The question here isn’t whether Jose Fernandez is elite or a Cy Young contender, or anything of the like. We already know he is. It’s whether or not that curveball allows us to have sufficient evidence in naming him baseball’s most unhittable. At the very least, that pitch alone could be the single toughest pitch to make contact with. It’s a pitch which leads to a swing-and-miss 16 percent of the time, while allowing for a contact rate of just 66.8 percent. Of his 187 strikeouts a season ago, 117 of them came by way of the hook.
Let’s throw out a few names just for comparison’s sake here, coupled with their most effective out pitch. That “most effective” was selected based purely on the percentage of swings and misses that were recorded against that pitch. Pitchers were selected based on strikeout numbers, as the four presented in comparison to Fernandez were last year’s league leaders in punchouts. For Fernandez, it’s obviously the curve. For Clayton Kershaw, it’s his curveball as well, while Yu Darvish, Chris Sale, and Max Scherzer all generated the highest percentage of swings
Pitches | K | BB | Z-Swing% | O-Swing% | Contact% | SwStr% | |
J. Fernandez (CU) | 876 | 117 | 14 | 53.2 | 42.5 | 66.8 | 16.0 |
C. Kershaw (CU) | 428 | 80 | 0 | 60.5 | 35.9 | 61.3 | 17.3 |
Y. Darvish (SL) | 1,290 | 178 | 27 | 58.1 | 41.3 | 63.7 | 17.8 |
C. Sale (SL) | 959 | 115 | 10 | 64.8 | 31.4 | 68.4 | 14.1 |
M. Scherzer (SL) | 585 | 59 | 6 | 60.9 | 42.4 | 58.1 | 21.4 |
Interesting things, here. For one, despite the fact that Kershaw and Scherzer both generate the most swings and misses with the curve and the slide piece, respectively, neither of them use them to the degree that the likes of Fernandez, Darvish, or Sale, use theirs. Scherzer actually records the most strikeouts with his fastball, while Kershaw had pretty even strikeout numbers in using his fastball, his slider, and his curveball.
It’s hard to dismiss others completely when you’re talking about strikeout numbers, as all five of these gentlemen generate swings and misses with the best of ’em. Especially Yu Darvish, who flirted with 300 strikeouts last year and uses his slider more than almost anyone uses any pitch. At the same time, though, it’s not impossible to look at these numbers and say that Jose Fernandez has the best pitch in baseball.
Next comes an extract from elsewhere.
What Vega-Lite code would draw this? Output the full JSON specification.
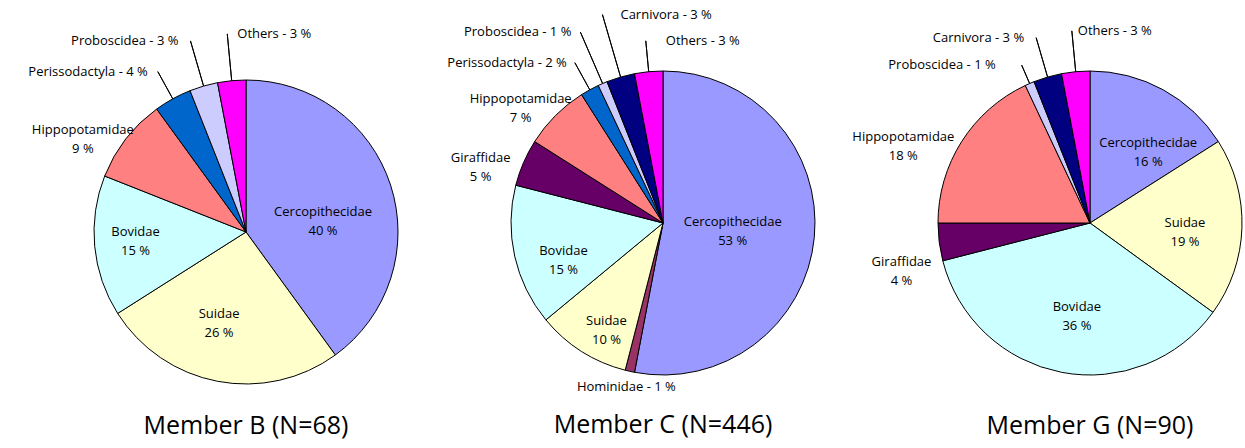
{
  "$schema": "https://vega.github.io/schema/vega-lite/v6.json",
  "background": "white",
  "padding": {"left": 28, "top": 0, "right": 0, "bottom": 0},
  "bounds": "flush",
  "spacing": 107,
  "data": {"values": [
    {"member": "B", "taxon": "Cercopithecidae", "pct": 40, "rank": 1},
    {"member": "B", "taxon": "Suidae", "pct": 26, "rank": 2},
    {"member": "B", "taxon": "Bovidae", "pct": 15, "rank": 3},
    {"member": "B", "taxon": "Hippopotamidae", "pct": 9, "rank": 4},
    {"member": "B", "taxon": "Perissodactyla", "pct": 4, "rank": 5},
    {"member": "B", "taxon": "Proboscidea", "pct": 3, "rank": 6},
    {"member": "B", "taxon": "Others", "pct": 3, "rank": 7},
    {"member": "C", "taxon": "Cercopithecidae", "pct": 53, "rank": 1},
    {"member": "C", "taxon": "Hominidae", "pct": 1, "rank": 2},
    {"member": "C", "taxon": "Suidae", "pct": 10, "rank": 3},
    {"member": "C", "taxon": "Bovidae", "pct": 15, "rank": 4},
    {"member": "C", "taxon": "Giraffidae", "pct": 5, "rank": 5},
    {"member": "C", "taxon": "Hippopotamidae", "pct": 7, "rank": 6},
    {"member": "C", "taxon": "Perissodactyla", "pct": 2, "rank": 7},
    {"member": "C", "taxon": "Proboscidea", "pct": 1, "rank": 8},
    {"member": "C", "taxon": "Carnivora", "pct": 3, "rank": 9},
    {"member": "C", "taxon": "Others", "pct": 3, "rank": 10},
    {"member": "G", "taxon": "Cercopithecidae", "pct": 16, "rank": 1},
    {"member": "G", "taxon": "Suidae", "pct": 19, "rank": 2},
    {"member": "G", "taxon": "Bovidae", "pct": 36, "rank": 3},
    {"member": "G", "taxon": "Giraffidae", "pct": 4, "rank": 4},
    {"member": "G", "taxon": "Hippopotamidae", "pct": 18, "rank": 5},
    {"member": "G", "taxon": "Proboscidea", "pct": 1, "rank": 6},
    {"member": "G", "taxon": "Carnivora", "pct": 3, "rank": 7},
    {"member": "G", "taxon": "Others", "pct": 3, "rank": 8}
  ]},
  "config": {
    "view": {"stroke": null},
    "text": {"font": "Open Sans", "fontSize": 13, "lineBreak": "\n", "lineHeight": 19, "baseline": "middle", "color": "#000"},
    "title": {"font": "Open Sans", "fontSize": 25, "fontWeight": "normal", "color": "#000"}
  },
  "hconcat": [
    {
      "width": 310, "height": 322,
      "title": {"text": "Member B (N=68)", "orient": "bottom", "frame": "group", "anchor": "middle", "offset": -26},
      "transform": [
        {"filter": "datum.member === 'B'"},
        {"calculate": "datum.taxon + '\\n' + datum.pct + ' %'", "as": "label2"},
        {"calculate": "datum.taxon + ' - ' + datum.pct + ' %'", "as": "label1"}
      ],
      "encoding": {
        "theta": {"field": "pct", "type": "quantitative", "stack": true},
        "order": {"field": "rank", "type": "quantitative"}
      },
      "layer": [
        {"mark": {"type": "arc", "outerRadius": 152, "stroke": "#000", "strokeWidth": 1},
         "encoding": {"color": {"field": "taxon", "type": "nominal", "legend": null,
           "scale": {"domain": ["Cercopithecidae","Suidae","Bovidae","Hippopotamidae","Perissodactyla","Proboscidea","Others","Giraffidae","Hominidae","Carnivora"],
                     "range": ["#9999ff","#ffffcc","#ccffff","#ff8080","#0066cc","#ccccff","#ff00ff","#660066","#993366","#000080"]}}}},
        {"mark": {"type": "arc", "innerRadius": 152, "outerRadius": 199, "padAngle": 1.4, "filled": false, "stroke": "#000", "strokeWidth": 1},
         "encoding": {"strokeOpacity": {"condition": {"test": "datum.taxon === 'Others' || datum.taxon === 'Proboscidea'", "value": 1}, "value": 0}}},
        {"mark": {"type": "arc", "innerRadius": 152, "outerRadius": 183, "padAngle": 1.4, "filled": false, "stroke": "#000", "strokeWidth": 1},
         "encoding": {"strokeOpacity": {"condition": {"test": "datum.taxon === 'Perissodactyla'", "value": 1}, "value": 0}}},
        {"mark": {"type": "text", "radius": 80, "dx": 1, "dy": 5},
         "encoding": {"text": {"condition": {"test": "datum.taxon === 'Cercopithecidae'", "field": "label2"}, "value": ""}}},
        {"mark": {"type": "text", "radius": 85, "dx": -11, "dy": -1},
         "encoding": {"text": {"condition": {"test": "datum.taxon === 'Suidae'", "field": "label2"}, "value": ""}}},
        {"mark": {"type": "text", "radius": 111, "dx": 0, "dy": -10},
         "encoding": {"text": {"condition": {"test": "datum.taxon === 'Bovidae'", "field": "label2"}, "value": ""}}},
        {"mark": {"type": "text", "radius": 190, "dx": -13, "dy": 14},
         "encoding": {"text": {"condition": {"test": "datum.taxon === 'Hippopotamidae'", "field": "label2"}, "value": ""}}},
        {"mark": {"type": "text", "radius": 199, "dx": 10, "align": "left"},
         "encoding": {"text": {"condition": {"test": "datum.taxon === 'Others'", "field": "label1"}, "value": ""}}},
        {"mark": {"type": "text", "radius": 199, "dx": -12, "align": "right"},
         "encoding": {"text": {"condition": {"test": "datum.taxon === 'Proboscidea'", "field": "label1"}, "value": ""}}},
        {"mark": {"type": "text", "radius": 183, "dx": -10, "align": "right"},
         "encoding": {"text": {"condition": {"test": "datum.taxon === 'Perissodactyla'", "field": "label1"}, "value": ""}}}
      ]
    },
    {
      "width": 310, "height": 304,
      "title": {"text": "Member C (N=446)", "orient": "bottom", "frame": "group", "anchor": "middle", "offset": -29},
      "transform": [
        {"filter": "datum.member === 'C'"},
        {"calculate": "datum.taxon + '\\n' + datum.pct + ' %'", "as": "label2"},
        {"calculate": "datum.taxon + ' - ' + datum.pct + ' %'", "as": "label1"}
      ],
      "encoding": {
        "theta": {"field": "pct", "type": "quantitative", "stack": true},
        "order": {"field": "rank", "type": "quantitative"}
      },
      "layer": [
        {"mark": {"type": "arc", "outerRadius": 152, "stroke": "#000", "strokeWidth": 1},
         "encoding": {"color": {"field": "taxon", "type": "nominal", "legend": null,
           "scale": {"domain": ["Cercopithecidae","Suidae","Bovidae","Hippopotamidae","Perissodactyla","Proboscidea","Others","Giraffidae","Hominidae","Carnivora"],
                     "range": ["#9999ff","#ffffcc","#ccffff","#ff8080","#0066cc","#ccccff","#ff00ff","#660066","#993366","#000080"]}}}},
        {"mark": {"type": "arc", "innerRadius": 152, "outerRadius": 183, "padAngle": 1.4, "filled": false, "stroke": "#000", "strokeWidth": 1},
         "encoding": {"strokeOpacity": {"condition": {"test": "datum.taxon === 'Perissodactyla' || datum.taxon === 'Others'", "value": 1}, "value": 0}}},
        {"mark": {"type": "arc", "innerRadius": 152, "outerRadius": 208, "padAngle": 1.4, "filled": false, "stroke": "#000", "strokeWidth": 1},
         "encoding": {"strokeOpacity": {"condition": {"test": "datum.taxon === 'Proboscidea'", "value": 1}, "value": 0}}},
        {"mark": {"type": "arc", "innerRadius": 152, "outerRadius": 217, "padAngle": 1.4, "filled": false, "stroke": "#000", "strokeWidth": 1},
         "encoding": {"strokeOpacity": {"condition": {"test": "datum.taxon === 'Carnivora'", "value": 1}, "value": 0}}},
        {"mark": {"type": "text", "radius": 70, "dy": -8},
         "encoding": {"text": {"condition": {"test": "datum.taxon === 'Cercopithecidae'", "field": "label2"}, "value": ""}}},
        {"mark": {"type": "text", "radius": 113, "dx": 4, "dy": 3},
         "encoding": {"text": {"condition": {"test": "datum.taxon === 'Suidae'", "field": "label2"}, "value": ""}}},
        {"mark": {"type": "text", "radius": 102, "dy": 6},
         "encoding": {"text": {"condition": {"test": "datum.taxon === 'Bovidae'", "field": "label2"}, "value": ""}}},
        {"mark": {"type": "text", "radius": 190, "dx": -8, "dy": 10},
         "encoding": {"text": {"condition": {"test": "datum.taxon === 'Giraffidae' || datum.taxon === 'Hippopotamidae'", "field": "label2"}, "value": ""}}},
        {"mark": {"type": "text", "radius": 168},
         "encoding": {"text": {"condition": {"test": "datum.taxon === 'Hominidae'", "field": "label1"}, "value": ""}}},
        {"mark": {"type": "text", "radius": 183, "dx": -8, "align": "right"},
         "encoding": {"text": {"condition": {"test": "datum.taxon === 'Perissodactyla'", "field": "label1"}, "value": ""}}},
        {"mark": {"type": "text", "radius": 208, "dx": -9, "align": "right"},
         "encoding": {"text": {"condition": {"test": "datum.taxon === 'Proboscidea'", "field": "label1"}, "value": ""}}},
        {"mark": {"type": "text", "radius": 217, "dx": 18, "align": "left"},
         "encoding": {"text": {"condition": {"test": "datum.taxon === 'Carnivora'", "field": "label1"}, "value": ""}}},
        {"mark": {"type": "text", "radius": 183, "dx": 20, "align": "left"},
         "encoding": {"text": {"condition": {"test": "datum.taxon === 'Others'", "field": "label1"}, "value": ""}}}
      ]
    },
    {
      "width": 330, "height": 304,
      "title": {"text": "Member G (N=90)", "orient": "bottom", "frame": "group", "anchor": "middle", "offset": -26},
      "transform": [
        {"filter": "datum.member === 'G'"},
        {"calculate": "datum.taxon + '\\n' + datum.pct + ' %'", "as": "label2"},
        {"calculate": "datum.taxon + ' - ' + datum.pct + ' %'", "as": "label1"}
      ],
      "encoding": {
        "theta": {"field": "pct", "type": "quantitative", "stack": true},
        "order": {"field": "rank", "type": "quantitative"}
      },
      "layer": [
        {"mark": {"type": "arc", "outerRadius": 152, "stroke": "#000", "strokeWidth": 1},
         "encoding": {"color": {"field": "taxon", "type": "nominal", "legend": null,
           "scale": {"domain": ["Cercopithecidae","Suidae","Bovidae","Hippopotamidae","Perissodactyla","Proboscidea","Others","Giraffidae","Hominidae","Carnivora"],
                     "range": ["#9999ff","#ffffcc","#ccffff","#ff8080","#0066cc","#ccccff","#ff00ff","#660066","#993366","#000080"]}}}},
        {"mark": {"type": "arc", "innerRadius": 152, "outerRadius": 172, "padAngle": 1.4, "filled": false, "stroke": "#000", "strokeWidth": 1},
         "encoding": {"strokeOpacity": {"condition": {"test": "datum.taxon === 'Proboscidea'", "value": 1}, "value": 0}}},
        {"mark": {"type": "arc", "innerRadius": 152, "outerRadius": 193, "padAngle": 1.4, "filled": false, "stroke": "#000", "strokeWidth": 1},
         "encoding": {"strokeOpacity": {"condition": {"test": "datum.taxon === 'Carnivora' || datum.taxon === 'Others'", "value": 1}, "value": 0}}},
        {"mark": {"type": "text", "radius": 100, "dx": 10, "dy": 8},
         "encoding": {"text": {"condition": {"test": "datum.taxon === 'Cercopithecidae'", "field": "label2"}, "value": ""}}},
        {"mark": {"type": "text", "radius": 95, "dy": -3},
         "encoding": {"text": {"condition": {"test": "datum.taxon === 'Suidae'", "field": "label2"}, "value": ""}}},
        {"mark": {"type": "text", "radius": 86, "dx": 3},
         "encoding": {"text": {"condition": {"test": "datum.taxon === 'Bovidae'", "field": "label2"}, "value": ""}}},
        {"mark": {"type": "text", "radius": 195, "dx": -22, "dy": 18},
         "encoding": {"text": {"condition": {"test": "datum.taxon === 'Hippopotamidae'", "field": "label2"}, "value": ""}}},
        {"mark": {"type": "text", "radius": 190, "dy": 15},
         "encoding": {"text": {"condition": {"test": "datum.taxon === 'Giraffidae'", "field": "label2"}, "value": ""}}},
        {"mark": {"type": "text", "radius": 172, "dx": -26, "align": "right"},
         "encoding": {"text": {"condition": {"test": "datum.taxon === 'Proboscidea'", "field": "label1"}, "value": ""}}},
        {"mark": {"type": "text", "radius": 193, "dx": -12, "align": "right"},
         "encoding": {"text": {"condition": {"test": "datum.taxon === 'Carnivora'", "field": "label1"}, "value": ""}}},
        {"mark": {"type": "text", "radius": 193, "dx": 6, "align": "left"},
         "encoding": {"text": {"condition": {"test": "datum.taxon === 'Others'", "field": "label1"}, "value": ""}}}
      ]
    }
  ]
}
That curve fooled more hitters into swinging out of the zone than any other pitch represented here. In 2013, opposing hitters slashed just .114/.176/.163/.339 against Fernandez’s curveball. This year, opposing hitters are whiffing at it 25 percent of the time (albeit through just two starts). Oh yeah, he didn’t turn 21 until the end of August.
One could very well make a case for Jose Fernandez as the best pitcher in baseball. While that title may be more likely to go to Darvish or Kershaw, despite the latter having yet to throw a pitch this season, there may not be a single more effective pitch than what Fernandez is able to do with that curveball. It’s a thing of beauty that makes hitter after hitter feel foolish.